There's a 54% chance the stock market will go up tomorrow. That's the historical probability that stocks will rise in any given day. Usually daily movements are modest. But what if tomorrow, the stock market doesn't just tick upward? What if tomorrow is the day the stock market skyrockets to levels we've never seen before? Here's exactly what to do (and what not to do) when the stock market rallies.
1. Make a stock watch list
Of course you know you're supposed to buy low and sell high. But let's acknowledge that it's hard to contain your exuberance after a banner day. Now is the perfect time to make a stock watch list so that you're ready to pounce when the market dips.
But successful investors don't buy stocks because of what happened in a single day. Every stock you're seriously considering needs an investing thesis. Ask yourself whether that company is keeping up with broader trends and just how wide its economic moat is.
2. Consider why stocks skyrocketed
Think back to late summer. How many times did the stock market rally because investors got overly excited about another stimulus bill that never came to fruition? On the flip side, sometimes the stock market soars for good reason. Take March and April. The stock market panicked over COVID-19. But even back in March, few believed that humanity was doomed or that we would be trapped at home forever. The stock market rallied because many investors considered what was happening in the big picture and jumped at the long-term opportunity.
The stock market basically tells us what investors think is going to happen. Other investors can't predict the future any better than you can. So it's essential to keep your perspective. Avoid making any drastic moves on a single-day rally. It may not be based in reality.
3. Do what you put off when the market was down
You never want to sell stocks after a bad day -- whether you're doing so out of panic or because you need cash. But when stocks are on a tear, it's time to do what you were putting off in a down market.
If you need to rebalance your portfolio, do it now while stocks are high. Now is also a good time to rid yourself of any stocks you've been wanting to sell. The same goes for selling part of your portfolio because you have a short-term need, even if you don't have specific stocks you want to unload. As a general rule, you don't want money invested in the stock market that you expect you'll need in the next five years, so it's best to cash out on the upside.
4. Check out defensive stocks
If you invest in the latest growth stock that's in the headlines, you'll overpay along with everyone else. But if you're interested in any defensive stocks, meaning the ones that tend to perform at the same level or sometimes even better during a bear market, this could be the time to buy. Examples include utility stocks and consumer staples stocks, because people still need electricity and groceries no matter what happens in the economy. If you suspect the market is overpriced and you believe investing in gold stocks could be a good hedge, perhaps it's time to put a small percentage of your portfolio in the yellow metal.
5. Go ahead and buy if you see value
Back to that stock watch list. Are you truly confident in your investing thesis? Would you still want to own that stock if its price suddenly tanked by 20% or 30%? If the answer is no, that stock isn't even worthy of a place on your watch list. But if the answer is an unabashed "yes," go ahead and invest if you want. Don't worry that you've missed the bottom or that you're overpaying a bit.

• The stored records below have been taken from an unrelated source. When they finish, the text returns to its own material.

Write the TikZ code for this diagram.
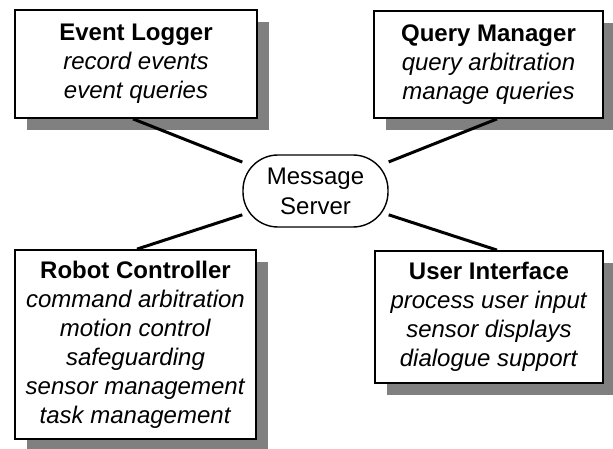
\documentclass[tikz,border=0pt]{standalone}
\usepackage{fontspec}
\setmainfont{Liberation Sans}
\usepackage{tikz}
\usetikzlibrary{shadows}

\begin{document}
\begin{tikzpicture}[x=1pt,y=1pt,
    module/.style={draw,line width=1.8pt,fill=white,align=center,inner sep=0pt,
        font=\fontsize{24}{29}\selectfont,
        drop shadow={shadow xshift=12pt,shadow yshift=-12pt,fill=black!50,opacity=1}},
    hub/.style={draw,line width=1.4pt,fill=white,rounded corners=35pt,align=center,
        inner sep=0pt,minimum width=145pt,minimum height=72pt,
        font=\fontsize{24}{30}\selectfont},
    link/.style={line width=3pt}]
    \useasboundingbox (0,0) rectangle (613,448);

    % the four modules round the server
    \node[module,minimum width=242pt,minimum height=108pt] (logger) at (136,384)
        {\textbf{Event Logger}\\\textit{record events}\\\textit{event queries}};
    \node[module,minimum width=229pt,minimum height=107pt] (query) at (488.5,383.5)
        {\textbf{Query Manager}\\\textit{query arbitration}\\\textit{manage queries}};
    \node[module,minimum width=241pt,minimum height=189pt] (robot) at (135.5,103.5)
        {\textbf{Robot Controller}\\\textit{command arbitration}\\\textit{motion control}\\
         \textit{safeguarding}\\\textit{sensor management}\\\textit{task management}};
    \node[module,minimum width=228pt,minimum height=132pt] (ui) at (489,131)
        {\textbf{User Interface}\\\textit{process user input}\\\textit{sensor displays}\\
         \textit{dialogue support}};

    \node[hub] (server) at (315.5,257) {Message\\Server};

    % spokes
    \draw[link] ([xshift=-3pt]logger.south) -- (server);
    \draw[link] ([xshift=8.5pt]query.south) -- (server);
    \draw[link] ([xshift=1.5pt]robot.north) -- (server);
    \draw[link] ([xshift=8pt]ui.north) -- (server);
\end{tikzpicture}
\end{document}
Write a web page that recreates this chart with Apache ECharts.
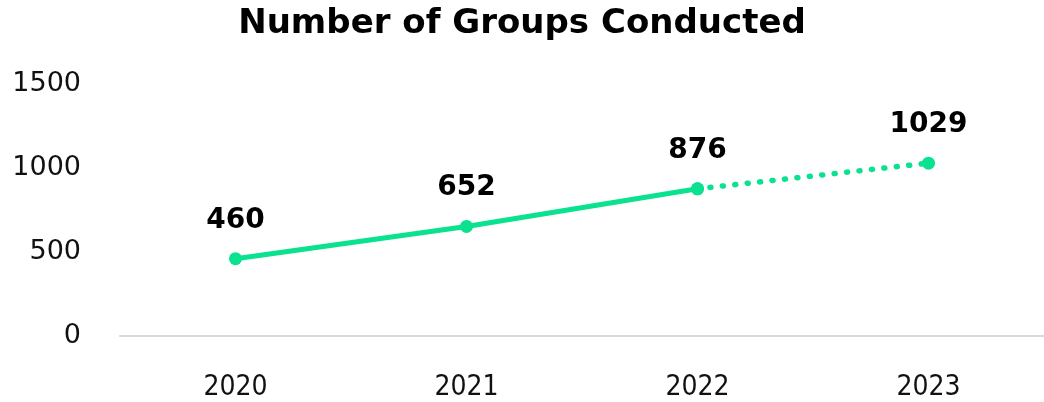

Otherwise, the best solution is to ignore all the hype and stick with your investment strategy. While the odds of the stock market going up tomorrow are slightly better than if you flipped a coin, historically, the market's been up 88% of the time in any given five-year period, and 94% of the time after 10 years. The bottom line is, you don't need to do anything special in a rally if you're already well-positioned in your portfolio.